メレグがオールド・ワンと共にソドムを出たのは、三日前のことだった。メレグは朝食の最中だった。いきなりメレグの診療所を訪れるなり「用意しておいたから」と言って、旅行鞄を押しつけてきた。その中には必要な物が全て揃っていた。治療道具、薬品、着替え、木綿のハンカチまで。旅立つ準備は万端だった。どこへ行くのかと訊ねると、オールド・ワンは愉快そうに言った。

「全てが終わる所を見に行くのさ」

 なんと芝居がかった台詞か。メレグが呆気にとられると、オールド・ワンは真剣な顔つきになった。
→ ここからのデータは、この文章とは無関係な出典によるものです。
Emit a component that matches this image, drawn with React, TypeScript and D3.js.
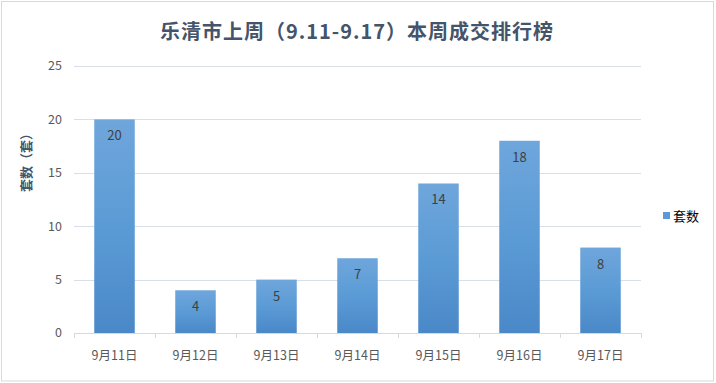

「本当にあらゆるものが変わる。全てが終わった後、必ずそうなる。誰が何をどう終わらせるのか、見てみたくない?」

 いつぶりだろう。本当に、真面目くさったオールド・ワンの顔を見たのは久しぶりだった。メレグは何も言わずに「臨時休診」の札を入口に下げて、診療所を後にした。オールド・ワンと旅行鞄と、ほんの一握りの食べかけのパンと一緒に。

「君も関係者だからね。僕が巻き込んでしまった以上、権利があるのさ。知る権利見る権利、そしてもちろん、忘れる権利だって」

 必要が無ければ、これから起こることも、今まであったことも全て忘れていい。僕が君を連れ出した五年前のことだって。オールド・ワンはそう言ったが、恐らく、到底忘れられるはずもないことが起きるだろう。メレグにはそんな予感があった。

 オールド・ワン自ら、わざわざ足を運んでここまで来たのだ。そこまでする価値のある何かが、これから起こる。彼はそう確信している。そうとあれば、自分も見届けたいとメレグは思った。これから起こる出来事の結果が良しきにつけ悪しきにつけ、きっと換え難い記憶になる。

 そして……もしかすると、オールド・ワンと会うのはこれが最後になるかも知れない。もしかしたら、「全て忘れる」という選択を、するかも知れない。

 忘れるという能力は偉大だ。どんなに傷つき、たとえ体に傷痕が残っても、無かったことにできる。痛みがあっても、それを感じなくなる。進化して知能を獲得し、感情を持つようになった人間にとって「忘れる」という能力は必然として生まれたのだろう。全て「無かった」ことにしてしまえるのだ。

 時の流れによって物理的に無くなるとしても、命がいずれ失われるとしても、人間は行動する。唯一、死を意識しながら、なお生き続けようとする不思議な生き物である。だから、意味を欲しがるのだろう。時間や環境による風化が無い「生きる意味」とやらを。それが永遠に変わることのないものだと信じている。

 これから、彼らは何をするのだろう。彼らの行動に、何の意味があるのだろう。ゼーノを追い越して掛けていった彼らの背中を思い出しながら、メレグはオールド・ワンの横に並んだ。そして歩き出す。この先に待つ何かを、その目で確かめる為に。